- **What you need to do**
Read the records and write them out again exactly.

- **Information given**
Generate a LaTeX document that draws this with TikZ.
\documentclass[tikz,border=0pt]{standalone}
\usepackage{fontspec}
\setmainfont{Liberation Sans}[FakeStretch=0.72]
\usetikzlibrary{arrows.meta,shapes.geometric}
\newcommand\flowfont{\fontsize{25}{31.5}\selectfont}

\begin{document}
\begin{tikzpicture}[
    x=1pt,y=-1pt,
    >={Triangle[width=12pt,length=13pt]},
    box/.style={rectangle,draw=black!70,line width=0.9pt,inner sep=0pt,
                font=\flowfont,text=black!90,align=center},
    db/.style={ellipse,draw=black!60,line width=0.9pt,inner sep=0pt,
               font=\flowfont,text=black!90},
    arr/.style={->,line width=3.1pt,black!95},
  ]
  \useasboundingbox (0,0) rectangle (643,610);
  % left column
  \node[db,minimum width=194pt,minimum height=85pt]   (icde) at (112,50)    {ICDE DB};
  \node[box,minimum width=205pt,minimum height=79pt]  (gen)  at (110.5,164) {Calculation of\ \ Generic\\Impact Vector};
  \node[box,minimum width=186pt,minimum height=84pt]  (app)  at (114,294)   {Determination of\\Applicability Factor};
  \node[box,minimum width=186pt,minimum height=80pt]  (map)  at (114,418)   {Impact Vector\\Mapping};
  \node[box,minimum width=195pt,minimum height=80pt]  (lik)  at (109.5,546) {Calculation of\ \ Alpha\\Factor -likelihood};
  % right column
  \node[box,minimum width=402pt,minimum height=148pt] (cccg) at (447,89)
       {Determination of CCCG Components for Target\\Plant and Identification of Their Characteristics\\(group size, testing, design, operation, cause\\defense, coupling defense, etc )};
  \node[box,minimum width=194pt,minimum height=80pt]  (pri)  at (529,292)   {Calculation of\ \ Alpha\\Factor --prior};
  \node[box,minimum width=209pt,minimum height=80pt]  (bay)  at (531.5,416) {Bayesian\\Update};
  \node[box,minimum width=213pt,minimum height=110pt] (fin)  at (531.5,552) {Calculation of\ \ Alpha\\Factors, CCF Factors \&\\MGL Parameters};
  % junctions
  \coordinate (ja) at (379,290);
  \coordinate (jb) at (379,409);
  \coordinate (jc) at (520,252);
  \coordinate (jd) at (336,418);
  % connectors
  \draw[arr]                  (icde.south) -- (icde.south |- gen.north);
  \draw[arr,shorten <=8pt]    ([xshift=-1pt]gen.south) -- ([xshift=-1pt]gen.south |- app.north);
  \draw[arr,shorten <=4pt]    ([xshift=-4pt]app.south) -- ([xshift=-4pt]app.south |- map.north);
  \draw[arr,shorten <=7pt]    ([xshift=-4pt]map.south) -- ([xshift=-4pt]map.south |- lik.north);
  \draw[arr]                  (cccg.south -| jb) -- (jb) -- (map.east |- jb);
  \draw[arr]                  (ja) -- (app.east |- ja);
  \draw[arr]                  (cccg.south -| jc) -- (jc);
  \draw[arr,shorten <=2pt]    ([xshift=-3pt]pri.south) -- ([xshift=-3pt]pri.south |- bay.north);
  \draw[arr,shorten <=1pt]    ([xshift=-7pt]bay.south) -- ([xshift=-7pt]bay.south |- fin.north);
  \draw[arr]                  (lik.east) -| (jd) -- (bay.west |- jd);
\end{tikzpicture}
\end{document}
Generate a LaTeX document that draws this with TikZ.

- **In response**
Generate a LaTeX document that draws this with TikZ.
\documentclass[tikz,border=0pt]{standalone}
\usepackage{fontspec}
\setmainfont{Liberation Sans}[FakeStretch=0.72]
\usetikzlibrary{arrows.meta,shapes.geometric}
\newcommand\flowfont{\fontsize{25}{31.5}\selectfont}

\begin{document}
\begin{tikzpicture}[
    x=1pt,y=-1pt,
    >={Triangle[width=12pt,length=13pt]},
    box/.style={rectangle,draw=black!70,line width=0.9pt,inner sep=0pt,
                font=\flowfont,text=black!90,align=center},
    db/.style={ellipse,draw=black!60,line width=0.9pt,inner sep=0pt,
               font=\flowfont,text=black!90},
    arr/.style={->,line width=3.1pt,black!95},
  ]
  \useasboundingbox (0,0) rectangle (643,610);
  % left column
  \node[db,minimum width=194pt,minimum height=85pt]   (icde) at (112,50)    {ICDE DB};
  \node[box,minimum width=205pt,minimum height=79pt]  (gen)  at (110.5,164) {Calculation of\ \ Generic\\Impact Vector};
  \node[box,minimum width=186pt,minimum height=84pt]  (app)  at (114,294)   {Determination of\\Applicability Factor};
  \node[box,minimum width=186pt,minimum height=80pt]  (map)  at (114,418)   {Impact Vector\\Mapping};
  \node[box,minimum width=195pt,minimum height=80pt]  (lik)  at (109.5,546) {Calculation of\ \ Alpha\\Factor -likelihood};
  % right column
  \node[box,minimum width=402pt,minimum height=148pt] (cccg) at (447,89)
       {Determination of CCCG Components for Target\\Plant and Identification of Their Characteristics\\(group size, testing, design, operation, cause\\defense, coupling defense, etc )};
  \node[box,minimum width=194pt,minimum height=80pt]  (pri)  at (529,292)   {Calculation of\ \ Alpha\\Factor --prior};
  \node[box,minimum width=209pt,minimum height=80pt]  (bay)  at (531.5,416) {Bayesian\\Update};
  \node[box,minimum width=213pt,minimum height=110pt] (fin)  at (531.5,552) {Calculation of\ \ Alpha\\Factors, CCF Factors \&\\MGL Parameters};
  % junctions
  \coordinate (ja) at (379,290);
  \coordinate (jb) at (379,409);
  \coordinate (jc) at (520,252);
  \coordinate (jd) at (336,418);
  % connectors
  \draw[arr]                  (icde.south) -- (icde.south |- gen.north);
  \draw[arr,shorten <=8pt]    ([xshift=-1pt]gen.south) -- ([xshift=-1pt]gen.south |- app.north);
  \draw[arr,shorten <=4pt]    ([xshift=-4pt]app.south) -- ([xshift=-4pt]app.south |- map.north);
  \draw[arr,shorten <=7pt]    ([xshift=-4pt]map.south) -- ([xshift=-4pt]map.south |- lik.north);
  \draw[arr]                  (cccg.south -| jb) -- (jb) -- (map.east |- jb);
  \draw[arr]                  (ja) -- (app.east |- ja);
  \draw[arr]                  (cccg.south -| jc) -- (jc);
  \draw[arr,shorten <=2pt]    ([xshift=-3pt]pri.south) -- ([xshift=-3pt]pri.south |- bay.north);
  \draw[arr,shorten <=1pt]    ([xshift=-7pt]bay.south) -- ([xshift=-7pt]bay.south |- fin.north);
  \draw[arr]                  (lik.east) -| (jd) -- (bay.west |- jd);
\end{tikzpicture}
\end{document}
Generate a LaTeX document that draws this with TikZ.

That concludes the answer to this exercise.